By Jonathan Keehner and Elizabeth Hester
Nov. 26 (Bloomberg) -- Investors including private-equity firms may find it easier to acquire U.S. banks after the Federal Deposit Insurance Corp. said it will let groups without charters bid for the deposits and assets of failing lenders.
The FDIC change, announced in a press release today, will help ensure “failing institutions are resolved in a manner that will result in the least cost to the Deposit Insurance Fund” by marketing assets to “known, qualified and interested bidders.”
U.S. regulators this year have seized 22 banks, the most since 1993, amid a credit crunch that fueled more than $968 billion in financial-company losses and writedowns since 2007. The Office of the Comptroller of the Currency on Nov. 21 granted a new type of national bank charter called a “shelf charter,” also designed to find buyers for failed lenders.
“This is the government being flexible,” said William Sweet, a partner in the Washington office of law firm Skadden, Arps, Slate, Meagher & Flom LLP. “They simply are trying to accommodate the interest by investors and the need for capital.”
Banks categorized as “problem” institutions grew by 46 percent in the third quarter to 171, the FDIC said yesterday. The new OCC charter grants applicants access to the list and enables them to submit bids for those lenders.

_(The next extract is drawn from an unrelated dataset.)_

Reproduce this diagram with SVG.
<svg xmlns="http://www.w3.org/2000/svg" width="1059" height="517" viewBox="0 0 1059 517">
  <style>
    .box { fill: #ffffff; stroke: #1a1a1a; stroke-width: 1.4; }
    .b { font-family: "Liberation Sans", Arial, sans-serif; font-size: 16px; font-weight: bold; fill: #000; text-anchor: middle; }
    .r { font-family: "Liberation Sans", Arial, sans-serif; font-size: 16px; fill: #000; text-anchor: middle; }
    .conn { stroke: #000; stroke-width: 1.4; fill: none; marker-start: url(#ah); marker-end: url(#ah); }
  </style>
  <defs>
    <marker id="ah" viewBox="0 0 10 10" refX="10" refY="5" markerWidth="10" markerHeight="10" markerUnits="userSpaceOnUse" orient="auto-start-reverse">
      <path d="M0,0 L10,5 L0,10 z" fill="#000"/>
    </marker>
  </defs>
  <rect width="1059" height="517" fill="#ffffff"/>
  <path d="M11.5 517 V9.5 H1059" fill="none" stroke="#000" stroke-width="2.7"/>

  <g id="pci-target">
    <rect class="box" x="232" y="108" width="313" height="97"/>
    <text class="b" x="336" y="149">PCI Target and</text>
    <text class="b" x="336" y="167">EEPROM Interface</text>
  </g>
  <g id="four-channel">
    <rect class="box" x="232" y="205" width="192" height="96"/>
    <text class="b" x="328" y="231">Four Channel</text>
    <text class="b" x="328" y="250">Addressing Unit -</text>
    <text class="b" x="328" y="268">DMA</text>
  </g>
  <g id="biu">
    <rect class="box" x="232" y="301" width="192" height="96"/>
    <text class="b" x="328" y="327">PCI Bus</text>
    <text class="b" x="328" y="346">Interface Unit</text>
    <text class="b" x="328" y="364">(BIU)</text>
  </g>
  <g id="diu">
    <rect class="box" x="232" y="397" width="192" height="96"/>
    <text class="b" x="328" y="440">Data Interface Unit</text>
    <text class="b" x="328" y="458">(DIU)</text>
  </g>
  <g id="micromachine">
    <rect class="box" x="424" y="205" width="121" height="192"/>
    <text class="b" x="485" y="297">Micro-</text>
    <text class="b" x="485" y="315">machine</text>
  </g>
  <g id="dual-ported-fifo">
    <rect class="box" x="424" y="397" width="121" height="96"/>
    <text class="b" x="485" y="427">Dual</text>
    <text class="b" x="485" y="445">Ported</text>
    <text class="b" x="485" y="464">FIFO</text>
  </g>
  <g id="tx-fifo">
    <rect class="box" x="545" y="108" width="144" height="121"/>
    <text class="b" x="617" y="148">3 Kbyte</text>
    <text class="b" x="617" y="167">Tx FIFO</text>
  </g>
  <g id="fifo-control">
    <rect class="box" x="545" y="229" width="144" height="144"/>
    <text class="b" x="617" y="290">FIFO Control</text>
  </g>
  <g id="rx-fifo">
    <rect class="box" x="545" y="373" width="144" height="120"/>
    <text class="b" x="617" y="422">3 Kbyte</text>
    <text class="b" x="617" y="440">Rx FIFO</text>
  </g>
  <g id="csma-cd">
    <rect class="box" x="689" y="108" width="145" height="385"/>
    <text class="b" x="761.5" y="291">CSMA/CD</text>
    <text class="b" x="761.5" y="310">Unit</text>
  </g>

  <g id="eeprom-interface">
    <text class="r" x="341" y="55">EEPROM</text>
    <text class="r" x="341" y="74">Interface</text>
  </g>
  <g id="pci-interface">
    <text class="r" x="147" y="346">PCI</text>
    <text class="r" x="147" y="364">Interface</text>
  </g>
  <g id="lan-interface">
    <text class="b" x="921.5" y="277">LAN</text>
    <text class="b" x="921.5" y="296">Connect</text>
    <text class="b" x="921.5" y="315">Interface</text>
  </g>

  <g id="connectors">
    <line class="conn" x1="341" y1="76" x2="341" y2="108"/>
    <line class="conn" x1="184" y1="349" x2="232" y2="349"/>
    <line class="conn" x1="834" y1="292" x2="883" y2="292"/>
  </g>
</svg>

The first 18-month conditional charter was granted to Ford Group Holdings Inc., an investment group headed by billionaire Gerald J. Ford. Ford has access to $1.38 billion in capital to buy assets and deposits from the FDIC, according to the OCC.
Fed Membership
Those granted preliminary approval must apply for Federal Reserve membership and seek FDIC insurance. Final approval is given after the OCC signs off on the business plan, management team and capital available, the OCC said.
Regulations limiting the activities of investors have kept buyout firms from pursuing bank deals. Private-equity firms, which have taken a hit on recent bank investments, may invest more after the rule changes, said Sean Ryan, an analyst at Sterne, Agee & Leach Inc. in New York.

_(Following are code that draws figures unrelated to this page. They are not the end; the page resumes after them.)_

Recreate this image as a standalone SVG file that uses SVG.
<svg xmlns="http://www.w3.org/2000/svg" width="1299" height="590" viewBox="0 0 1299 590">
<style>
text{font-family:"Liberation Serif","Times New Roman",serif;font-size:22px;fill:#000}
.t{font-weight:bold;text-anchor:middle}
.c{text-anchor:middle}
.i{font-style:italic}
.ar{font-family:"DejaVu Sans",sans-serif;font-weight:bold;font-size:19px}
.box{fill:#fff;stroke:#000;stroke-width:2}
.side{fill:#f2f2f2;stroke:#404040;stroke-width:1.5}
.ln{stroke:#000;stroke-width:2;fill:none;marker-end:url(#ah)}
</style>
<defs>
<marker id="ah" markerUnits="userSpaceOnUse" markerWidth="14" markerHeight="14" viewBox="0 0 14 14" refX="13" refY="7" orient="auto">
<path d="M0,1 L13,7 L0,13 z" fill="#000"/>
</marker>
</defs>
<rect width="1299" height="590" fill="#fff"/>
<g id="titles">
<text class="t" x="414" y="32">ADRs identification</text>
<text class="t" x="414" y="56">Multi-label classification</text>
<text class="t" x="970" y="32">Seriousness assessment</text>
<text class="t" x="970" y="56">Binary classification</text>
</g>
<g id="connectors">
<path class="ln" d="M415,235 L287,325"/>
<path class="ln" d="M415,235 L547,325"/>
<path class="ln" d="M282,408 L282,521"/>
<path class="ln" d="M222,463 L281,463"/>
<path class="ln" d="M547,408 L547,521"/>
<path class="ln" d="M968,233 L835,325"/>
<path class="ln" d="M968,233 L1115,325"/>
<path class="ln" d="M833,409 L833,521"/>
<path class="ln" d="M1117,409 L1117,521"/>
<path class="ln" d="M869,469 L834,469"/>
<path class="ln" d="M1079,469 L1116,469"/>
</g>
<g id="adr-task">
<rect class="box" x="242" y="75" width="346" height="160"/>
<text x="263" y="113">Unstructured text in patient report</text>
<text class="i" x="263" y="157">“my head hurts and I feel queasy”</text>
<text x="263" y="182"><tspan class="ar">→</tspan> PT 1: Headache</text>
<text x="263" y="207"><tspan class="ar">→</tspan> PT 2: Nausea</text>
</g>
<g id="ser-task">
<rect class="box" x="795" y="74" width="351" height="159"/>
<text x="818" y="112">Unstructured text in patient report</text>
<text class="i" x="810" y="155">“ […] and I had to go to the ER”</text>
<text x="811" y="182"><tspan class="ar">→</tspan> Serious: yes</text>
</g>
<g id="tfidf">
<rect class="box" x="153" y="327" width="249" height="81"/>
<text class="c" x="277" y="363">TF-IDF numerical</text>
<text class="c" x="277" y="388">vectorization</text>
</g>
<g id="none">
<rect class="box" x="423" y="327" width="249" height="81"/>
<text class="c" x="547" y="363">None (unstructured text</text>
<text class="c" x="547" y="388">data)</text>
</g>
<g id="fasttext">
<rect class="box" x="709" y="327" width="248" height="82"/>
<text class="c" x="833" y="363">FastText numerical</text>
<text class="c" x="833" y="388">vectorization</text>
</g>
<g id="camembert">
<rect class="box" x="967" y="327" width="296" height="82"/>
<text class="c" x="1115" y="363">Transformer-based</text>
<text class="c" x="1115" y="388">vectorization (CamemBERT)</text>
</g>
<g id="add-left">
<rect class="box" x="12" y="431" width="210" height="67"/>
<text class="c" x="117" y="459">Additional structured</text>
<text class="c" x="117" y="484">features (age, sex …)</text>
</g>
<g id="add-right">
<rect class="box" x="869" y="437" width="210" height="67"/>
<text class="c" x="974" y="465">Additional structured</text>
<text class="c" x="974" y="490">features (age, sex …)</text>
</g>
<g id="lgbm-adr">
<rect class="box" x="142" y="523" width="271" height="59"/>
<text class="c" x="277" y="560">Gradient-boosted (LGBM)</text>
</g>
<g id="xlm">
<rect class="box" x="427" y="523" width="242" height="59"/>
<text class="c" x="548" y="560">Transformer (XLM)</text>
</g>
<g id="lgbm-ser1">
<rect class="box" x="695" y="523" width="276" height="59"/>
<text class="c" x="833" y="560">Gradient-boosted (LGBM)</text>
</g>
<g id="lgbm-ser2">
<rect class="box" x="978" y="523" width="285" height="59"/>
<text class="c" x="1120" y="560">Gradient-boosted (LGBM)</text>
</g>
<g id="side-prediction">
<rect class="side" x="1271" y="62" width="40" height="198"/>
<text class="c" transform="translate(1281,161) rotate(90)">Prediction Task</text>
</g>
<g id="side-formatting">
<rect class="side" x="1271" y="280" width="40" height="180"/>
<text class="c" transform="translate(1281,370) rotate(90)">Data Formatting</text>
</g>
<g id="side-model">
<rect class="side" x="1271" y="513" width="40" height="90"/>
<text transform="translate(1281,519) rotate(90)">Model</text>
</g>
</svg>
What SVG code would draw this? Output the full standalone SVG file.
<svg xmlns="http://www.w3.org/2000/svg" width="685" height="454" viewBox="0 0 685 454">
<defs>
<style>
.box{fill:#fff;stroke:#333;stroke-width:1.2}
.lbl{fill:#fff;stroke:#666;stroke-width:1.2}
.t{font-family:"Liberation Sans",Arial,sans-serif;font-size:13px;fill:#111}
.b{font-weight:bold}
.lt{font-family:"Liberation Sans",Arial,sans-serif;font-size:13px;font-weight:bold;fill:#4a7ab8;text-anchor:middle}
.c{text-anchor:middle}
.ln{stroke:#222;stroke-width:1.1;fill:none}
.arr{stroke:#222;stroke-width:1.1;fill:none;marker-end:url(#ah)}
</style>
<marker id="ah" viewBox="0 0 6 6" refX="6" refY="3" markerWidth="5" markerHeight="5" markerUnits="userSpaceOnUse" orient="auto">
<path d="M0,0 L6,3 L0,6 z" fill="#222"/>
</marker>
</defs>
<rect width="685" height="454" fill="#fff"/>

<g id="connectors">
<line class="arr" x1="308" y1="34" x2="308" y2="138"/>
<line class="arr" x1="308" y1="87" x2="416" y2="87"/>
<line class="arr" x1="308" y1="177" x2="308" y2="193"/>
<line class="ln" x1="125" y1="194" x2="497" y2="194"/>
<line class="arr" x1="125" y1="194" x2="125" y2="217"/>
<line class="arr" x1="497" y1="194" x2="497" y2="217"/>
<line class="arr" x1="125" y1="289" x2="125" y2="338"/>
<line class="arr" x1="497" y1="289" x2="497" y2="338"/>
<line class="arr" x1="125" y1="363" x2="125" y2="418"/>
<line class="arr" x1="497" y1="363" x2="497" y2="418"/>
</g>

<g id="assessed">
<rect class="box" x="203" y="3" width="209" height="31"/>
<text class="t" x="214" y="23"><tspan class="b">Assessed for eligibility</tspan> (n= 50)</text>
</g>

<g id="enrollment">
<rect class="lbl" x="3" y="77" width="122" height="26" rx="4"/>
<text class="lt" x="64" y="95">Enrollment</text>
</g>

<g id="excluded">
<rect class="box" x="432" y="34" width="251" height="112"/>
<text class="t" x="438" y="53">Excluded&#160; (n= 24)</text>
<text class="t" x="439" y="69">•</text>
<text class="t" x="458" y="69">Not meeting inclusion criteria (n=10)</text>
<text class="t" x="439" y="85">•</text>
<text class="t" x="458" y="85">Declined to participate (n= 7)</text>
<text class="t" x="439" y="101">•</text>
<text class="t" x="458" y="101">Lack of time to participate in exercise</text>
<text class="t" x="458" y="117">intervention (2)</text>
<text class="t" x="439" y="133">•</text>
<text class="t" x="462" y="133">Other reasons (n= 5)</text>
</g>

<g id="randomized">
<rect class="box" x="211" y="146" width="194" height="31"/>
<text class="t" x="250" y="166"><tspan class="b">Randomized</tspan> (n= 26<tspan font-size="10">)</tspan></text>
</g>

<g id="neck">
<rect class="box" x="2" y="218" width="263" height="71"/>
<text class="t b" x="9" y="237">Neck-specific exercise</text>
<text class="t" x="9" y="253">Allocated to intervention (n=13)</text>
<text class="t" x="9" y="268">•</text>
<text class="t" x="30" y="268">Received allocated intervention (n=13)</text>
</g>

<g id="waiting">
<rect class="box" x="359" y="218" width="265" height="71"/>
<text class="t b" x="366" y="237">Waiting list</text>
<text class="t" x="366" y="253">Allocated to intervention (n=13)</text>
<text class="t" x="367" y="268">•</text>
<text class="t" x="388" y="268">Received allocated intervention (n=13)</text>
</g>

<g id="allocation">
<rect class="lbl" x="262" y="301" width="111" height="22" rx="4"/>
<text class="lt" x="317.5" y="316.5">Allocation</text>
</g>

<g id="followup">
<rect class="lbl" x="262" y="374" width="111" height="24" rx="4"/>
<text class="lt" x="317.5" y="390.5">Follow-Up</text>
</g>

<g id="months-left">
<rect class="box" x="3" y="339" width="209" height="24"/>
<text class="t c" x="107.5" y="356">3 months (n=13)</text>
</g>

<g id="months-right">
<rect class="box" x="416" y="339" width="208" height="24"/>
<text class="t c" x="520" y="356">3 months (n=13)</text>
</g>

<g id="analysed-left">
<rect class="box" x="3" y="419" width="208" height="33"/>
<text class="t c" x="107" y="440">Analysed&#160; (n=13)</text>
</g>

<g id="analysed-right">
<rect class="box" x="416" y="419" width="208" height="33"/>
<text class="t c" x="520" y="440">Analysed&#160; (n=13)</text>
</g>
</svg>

“We still don’t know how thorough the vetting process will be,” Ryan said. “The change definitely opens up banks to a broader range of investors, especially private-equity.”
Carlyle Group
Carlyle Group, the Washington-based private-equity firm, in July said it invested $75 million in Boston Private Financial Holdings, a publicly traded wealth manager. Carlyle, which has more than $89 billion in assets under management, hired Olivier Sarkozy from UBS AG this year to help run its financial-services investment group. They also added Christopher Dodds, a former chief financial officer of Charles Schwab & Co., to advise on financial services deals.

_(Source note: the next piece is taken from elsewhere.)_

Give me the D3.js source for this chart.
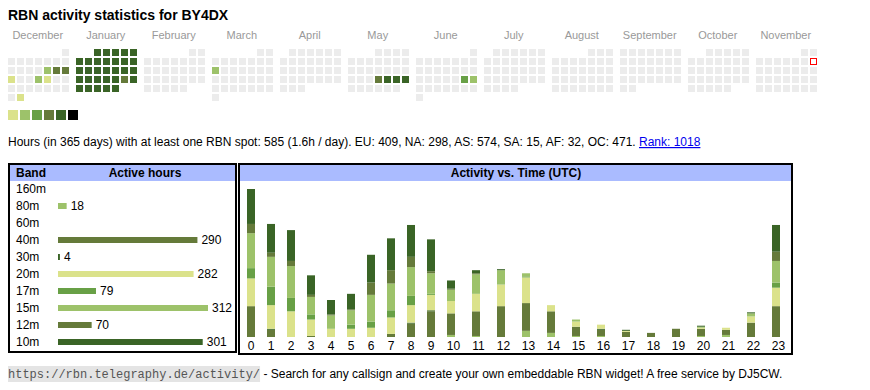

Other potential investors include co-called special purpose acquisition companies, or blank-check firms. SPACs raise a pool of capital in order to merge with or acquire another firm.
Earlier this month, Community Bank, a four-branch lender based in Loganville, Georgia, was taken over and sold to a unit of Community Bankers Trust Corp., a SPAC formed in 2005 to buy a bank, a report from law firm Jones Day said.
“This may indicate that the FDIC is experiencing difficulties in finding local and traditional buyers of failed banks,” the report said.
Wilbur Ross
Private-equity firm CapGen Financial Group’s September investment in PacWest Bancorp helped the Rancho Santa Fe, California-based lender buy Security Pacific Bank from the FDIC.
“PacWest is a good example of the opportunities strong management teams have in conjunction with private-equity investors to expand in a disrupted market with few bank acquirers,” a Nov. 8 Jones Day report said.
Billionaire Wilbur Ross, chairman of New York-based W.L. Ross & Co. said in October he is “very interested” in buying regional banks as a stable source of deposits.
J.C. Flowers & Co. raised $2.5 billion for a buyout fund that targets banks and other financial firms. In August, J. Christopher Flowers the founder of the firm, won approval to buy First National Bank of Cainesville in rural Missouri.
The bank, located near the Iowa border in a town of 400 people, has $14 million in assets and could be used as a vehicle to buy other troubled or failing institutions.
“As some of the larger institutions fill their dance cards with acquisitions, the private-equity and other investors will become an important source of capital for those transactions,” Skadden’s Sweet said.